Давши еще несколько советов, он написал рецепт и быстро пошел к двери. Когда он писал рецепт, он спросил, между прочим, фамилию Егорушки.
– Князь Приклонский,- сказала княгиня.
– Приклонский?
– переспросил Топорков.
"Как же скоро ты забыл фамилию своих бывших... помещиков!" - подумала княгиня.
Слово "господ" княгиня не смела подумать: фигура бывшего крепостного была слишком внушительна!
В передней она подошла к нему и с замиранием сердца спросила:
– Доктор, он не опасен?
– Я думаю.
– По вашему мнению, выздоровеет?
– Полагаю,- ответил холодно доктор и, слегка кивнув головой, пошел вниз по лестнице к своим лошадям, таким же статным и важным, как и он сам.
По уходе доктора княгиня и Маруся, впервые после суточного томления, свободно вздохнули. Знаменитость Топорков подал им надежду.
– Как он внимателен, как мил!
– сказала княгиня, в душе благословляя всех докторов на свете. Матери любят медицину и верят в нее, когда больны их дети!
– Ва-а-ажный господин!
– заметил Никифор, давно уже не видавший в барском доме никого, кроме забулдыг-кутил, товарищей Егорушки. Старикашке и не снилось, что этот важный господин был не кто иной, как тот самый запачканный Колька, которого ему не раз приходилось во время оно вытаскивать за ноги из-под водовозни и сечь.
Княгиня скрывала от него, что его племянник доктор. Вечером, по заходе солнца, с изнемогавшей от горя и усталости Марусей приключился вдруг сильный озноб; этот озноб свалил ее в постель. За ознобом последовали сильный жар и боль в боку. Всю ночь она пробредила и простонала:
(*65)
– Я умираю, maman!
И Топоркову, приехавшему в десятом часу утра, пришлось лечить вместо одного двух: князя Егорушку и Марусю. У Маруси нашел он воспаление легкого.
В доме князей Приклонских запахло смертью. Она, невидимая, но страшная, замелькала у изголовья двух кроватей, грозя ежеминутно старухе княгине отнять у нее ее детей. Княгиня обезумела от отчаяния.
– Не знаю-с!
– говорил ей Топорков.- Не могу я знать-с, я не пророк. Ясно будет через несколько дней.

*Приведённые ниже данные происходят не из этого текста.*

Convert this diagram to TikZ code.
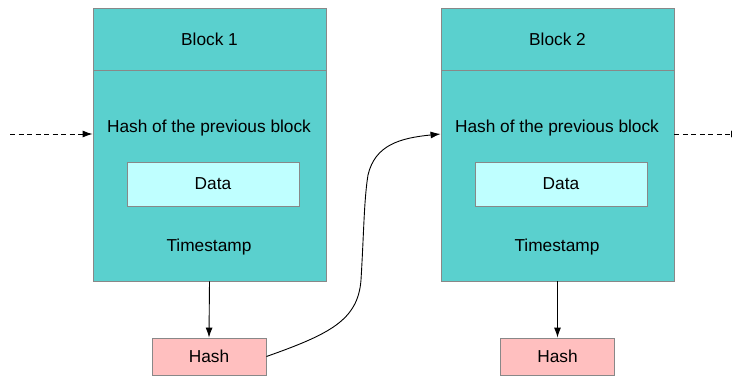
\documentclass[tikz,border=0pt]{standalone}
\usepackage{fontspec}
\setmainfont{Liberation Sans}
\usetikzlibrary{arrows.meta}
\begin{document}
\begin{tikzpicture}[x=1pt,y=-1pt,>={Latex[length=10pt,width=7pt]}]
        \definecolor{blockteal}{HTML}{5AD0CE}
        \definecolor{datacyan}{HTML}{BFFFFF}
        \definecolor{hashpink}{HTML}{FFBFBF}
        \definecolor{edgegray}{HTML}{888888}
        \tikzstyle{every node}=[inner sep=0pt, font=\fontsize{17.3}{20}\selectfont]
        \tikzstyle{box}=[draw=edgegray, line width=0.9pt, rectangle]
        \tikzstyle{head}=[box, fill=blockteal, minimum width=233pt, minimum height=62pt]
        \tikzstyle{body}=[box, fill=blockteal, minimum width=233pt, minimum height=211pt]
        \tikzstyle{databox}=[box, fill=datacyan, minimum width=172pt, minimum height=44pt]
        \tikzstyle{hashbox}=[box, fill=hashpink, minimum width=114pt, minimum height=37pt]
        \tikzstyle{link}=[->, line width=0.9pt]
        \tikzstyle{loose}=[link, dash pattern=on 5pt off 3.5pt]
        \useasboundingbox (0,0) rectangle (732,376);
        % block 1
        \node[body] (body1) at (209.5,175.5) {};
        \node[head] (head1) at (209.5,39) {\raisebox{-1pt}{Block 1}};
        \node (prev1) at (209,128) {Hash of the previous block};
        \node[databox] (data1) at (213,184) {\raisebox{-1pt}{Data}};
        \node (time1) at (209,247) {Timestamp};
        \node[hashbox] (hash1) at (209,356.5) {Hash};
        % block 2
        \node[body] (body2) at (557.5,175.5) {};
        \node[head] (head2) at (557.5,39) {\raisebox{-1pt}{Block 2}};
        \node (prev2) at (557,128) {Hash of the previous block};
        \node[databox] (data2) at (561,184) {\raisebox{-1pt}{Data}};
        \node (time2) at (557,247) {Timestamp};
        \node[hashbox] (hash2) at (557.5,356.5) {Hash};
        % links
        \coordinate (in1) at (10,134);
        \coordinate (out2) at (741,134);
        \draw[loose] (in1) -- (in1 -| body1.west);
        \draw[loose] (out2 -| body2.east) -- (out2);
        \draw[link] (body1.south) -- (hash1.north);
        \draw[link] (body2.south) -- (hash2.north);
        \draw[link] (hash1.east) .. controls (330,334) and (358,320) .. (361,280)
                .. controls (364,230) and (364,200) .. (368,175)
                .. controls (375,145) and (400,138) .. (in1 -| body2.west);
\end{tikzpicture}
\end{document}
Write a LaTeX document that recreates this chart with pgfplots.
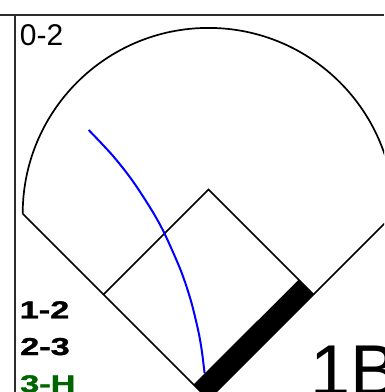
\documentclass[border=0pt]{standalone}
\usepackage{pgfplots}
\pgfplotsset{compat=1.18}
\usepackage{fontspec}
\setmainfont{Liberation Sans}
\newfontfamily\heavyfont[FakeBold=1.2]{Liberation Sans Bold}
\usepackage{graphicx}
\definecolor{dgreen}{RGB}{0,100,0}
\definecolor{framec}{RGB}{45,45,45}
\begin{document}
\begin{tikzpicture}
\useasboundingbox (0,0) rectangle (384pt,392pt);
\clip (0,0) rectangle (384pt,392pt);
\begin{axis}[at={(0,0)}, anchor=south west, scale only axis,
  width=384pt, height=392pt, xmin=0, xmax=384, ymin=0, ymax=392,
  y dir=reverse, hide axis, clip=false]
% panel frame
\addplot[framec, line width=2pt] coordinates {(0,14.7) (384,14.7)};
\addplot[framec, line width=2pt] coordinates {(14.7,14.7) (14.7,392)};
% outfield fence
\draw[black, line width=1.7pt] (axis cs:22.7,213.7) arc[start angle=180, end angle=0, radius=185.8pt];
% foul lines
\addplot[black, line width=1.7pt] coordinates {(22.7,213.7) (208.5,399.5) (394.3,213.7)};
% infield diamond
\addplot[black, line width=1.7pt] coordinates {(103.5,294.5) (208.5,189.5) (313.5,294.5)};
% batted ball path
\addplot[blue, line width=2pt, smooth] coordinates {
 (88.7,130) (112.2,155) (132,180) (151.6,210) (164.5,233.5) (180.6,270)
 (190.7,300) (198.1,330) (201.7,350) (204.6,373.3)};
% first base line band
\addplot[fill=black, draw=none] coordinates {(313.5,294.5) (298.7,279.7) (193.5,384.5) (208.5,399.5)} -- cycle;
% labels
\node[anchor=base west, inner sep=0pt] at (axis cs:19.7,45) {\fontsize{30}{36}\selectfont 0-2};
\node[anchor=base west, inner sep=0pt] at (axis cs:19.5,318.3) {\scalebox{1.4}[1]{\fontsize{24.5}{28}\heavyfont 1-2}};
\node[anchor=base west, inner sep=0pt] at (axis cs:20,355) {\scalebox{1.4}[1]{\fontsize{24.5}{28}\heavyfont 2-3}};
\node[anchor=base west, inner sep=0pt, text=dgreen] at (axis cs:20,392.3) {\scalebox{1.4}[1]{\fontsize{24.5}{28}\heavyfont 3-H}};
\node[anchor=base west, inner sep=0pt] at (axis cs:310.5,395) {\fontsize{72}{80}\selectfont 1B};
\end{axis}
\end{tikzpicture}
\end{document}
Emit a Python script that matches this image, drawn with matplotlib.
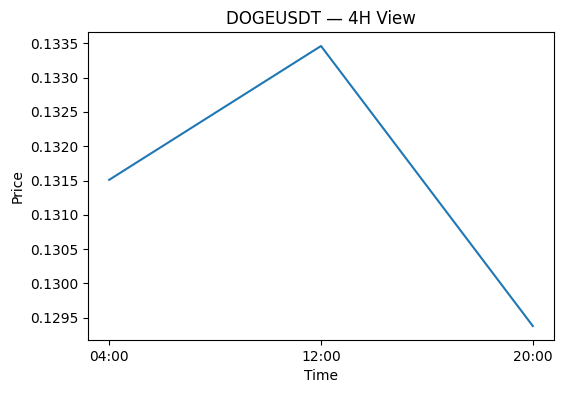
import matplotlib.pyplot as plt

times = ['04:00', '12:00', '20:00']
prices = [0.13151, 0.13346, 0.12938]

fig = plt.figure(figsize=(5.62, 3.93), dpi=100)
fig.subplots_adjust(left=88/562, right=554/562, top=1-32/393, bottom=1-340/393)
ax = fig.add_subplot(111)
x = range(len(times))
ax.plot(x, prices, color='#1f77b4', linewidth=1.5)
ax.set_xticks(list(x))
ax.set_xticklabels(times)
ax.set_title('DOGEUSDT — 4H View')
ax.set_xlabel('Time')
ax.set_ylabel('Price')
ax.ticklabel_format(axis='y', useOffset=False)
ax.yaxis.set_major_formatter(plt.FormatStrFormatter('%.4f'))
fig.savefig('out.png', dpi=100)
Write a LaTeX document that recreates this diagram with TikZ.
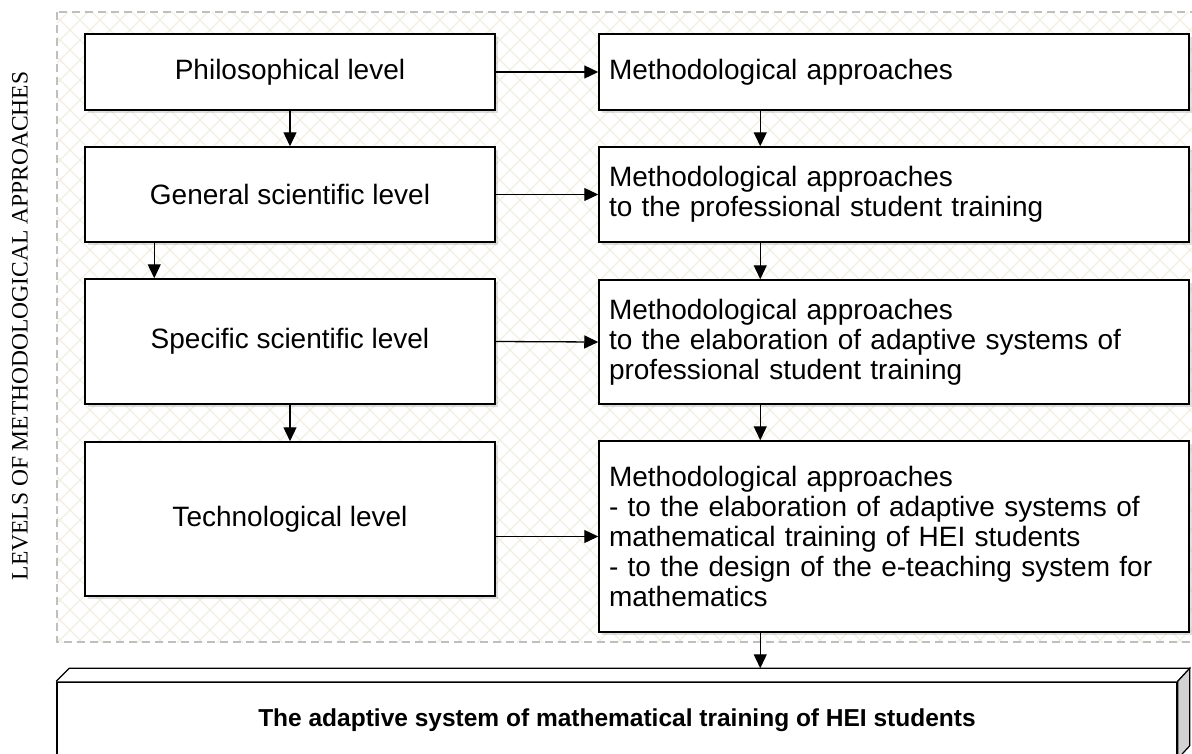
\documentclass[tikz,border=0pt]{standalone}
\usepackage{fontspec}
\setmainfont{Liberation Sans}
\newfontfamily\levelfont{Liberation Serif}
\usetikzlibrary{arrows.meta,shadows}
\definecolor{hatchcol}{HTML}{F1EFE4}
\tikzset{
	box/.style={draw,line width=1.5pt,fill=white,minimum width=410pt,align=center,
		drop shadow={shadow xshift=2.5pt,shadow yshift=-2.5pt,opacity=0.25},
		font=\fontsize{28}{30}\selectfont},
	appr/.style={box,minimum width=590pt,text width=570pt,inner xsep=10pt,align=left},
	hatch/.style={hatchcol,line width=1.2pt},
	arr/.style={->,line width=1.3pt}
}
\begin{document}
\begin{tikzpicture}[x=1pt,y=-1pt,>={Triangle[length=14pt,width=13pt]}]
	\useasboundingbox (0,0) rectangle (1192,753);
	% hatched field of the levels
	\begin{scope}
		\clip (57,12) rectangle (1200,642);
		\foreach \i in {-660,-640,...,1860}{
			\draw[hatch] (\i,0)--++(680,680);
			\draw[hatch] (\i,0)--++(-680,680);
		}
	\end{scope}
	\draw[gray!50,line width=1.3pt,dash pattern=on 8pt off 5pt] (57,12) rectangle (1200,642);
	\node[rotate=90,font=\levelfont\fontsize{23.5}{23.5}\selectfont] (lvl) at (20,326) {LEVELS OF METHODOLOGICAL APPROACHES};

	% levels
	\node[box,minimum height=76pt] (phil) at (290,72) {Philosophical level};
	\node[box,minimum height=95pt] (gen) at (290,194.5) {General scientific level};
	\node[box,minimum height=125pt] (spec) at (290,341.5) {Specific scientific level};
	\node[box,minimum height=154pt] (tech) at (290,519) {Technological level};

	% approaches
	\node[appr,minimum height=76pt] (ma) at (894,72) {Methodological approaches};
	\node[appr,minimum height=95pt] (mb) at (894,194.5) {Methodological approaches\\to the professional student training};
	\node[appr,minimum height=124pt] (mc) at (894,342) {Methodological approaches\\to the elaboration of adaptive systems of\\professional student training};
	\node[appr,minimum height=191pt] (md) at (894,536.5) {Methodological approaches\\- to the elaboration of adaptive systems of\\mathematical training of HEI students\\- to the design of the e-teaching system for\\mathematics};

	% the system, drawn as a slab
	\node[draw,line width=1.5pt,fill=white,minimum width=1120pt,minimum height=76pt,font=\bfseries\fontsize{24.5}{29.5}\selectfont] (sys) at (617,720) {The adaptive system of mathematical training of HEI students};
	\draw[line width=1.2pt,fill=white] (sys.north west)--++(13,-13)--([shift={(12,-13)}]sys.north east)--(sys.north east);
	\draw[line width=1.2pt,fill=gray!35] (sys.north east)--++(12,-13)--([shift={(12,-13)}]sys.south east)--(sys.south east)--cycle;
	\coordinate (systop) at ([yshift=13pt]sys.north);

	% arrows
	\draw[arr] (phil.south)--(gen.north);
	\draw[arr] ([xshift=70pt]gen.south west)--([xshift=70pt]spec.north west);
	\draw[arr] (spec.south)--(tech.north);
	\foreach \a/\b in {phil/ma,gen/mb,spec/mc}{
		\draw[arr] (\a.east)--(\b.west);
	}
	\draw[arr] (tech.east |- md.west)--(md.west);
	\foreach \a/\b in {ma/mb,mb/mc,mc/md}{
		\draw[arr] ([xshift=162pt]\a.south west)--([xshift=162pt]\b.north west);
	}
	\coordinate (mdout) at ([xshift=162pt]md.south west);
	\draw[arr] (mdout)--(mdout |- systop);
\end{tikzpicture}
\end{document}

Говорил он эти слова сухо, холодно и резал ими несчастную старуху. Хоть бы одно слово надежды! К довершению ее несчастья, Топорков почти ничего не прописывал больным, а занимался одними только постукиваниями, выслушиваниями и выговорами за то, что воздух не чист, компресс поставлен не на месте и не вовремя. А все эти новомодные штуки считала старуха ни к чему не ведущими пустяками. День и ночь, не переставая, слонялась она от одной кровати к другой, забыв все на свете, давая обеты и молясь.
Горячку и воспаление легких считала она самыми смертельными болезнями, и, когда в мокроте Маруси показалась кровь, она вообразила, что у княжны "последний градус чахотки", и упала в обморок.
Можете же вообразить себе ее радость, когда княжна на седьмой день болезни улыбнулась и сказала:
– Я здорова.
На седьмой день очнулся и Егорушка. Молясь, как на полубога, смеясь от счастья и плача, княгиня подошла к приехавшему Топоркову и сказала:
– Я обязана вам, доктор, спасением моих детей. Благодарю!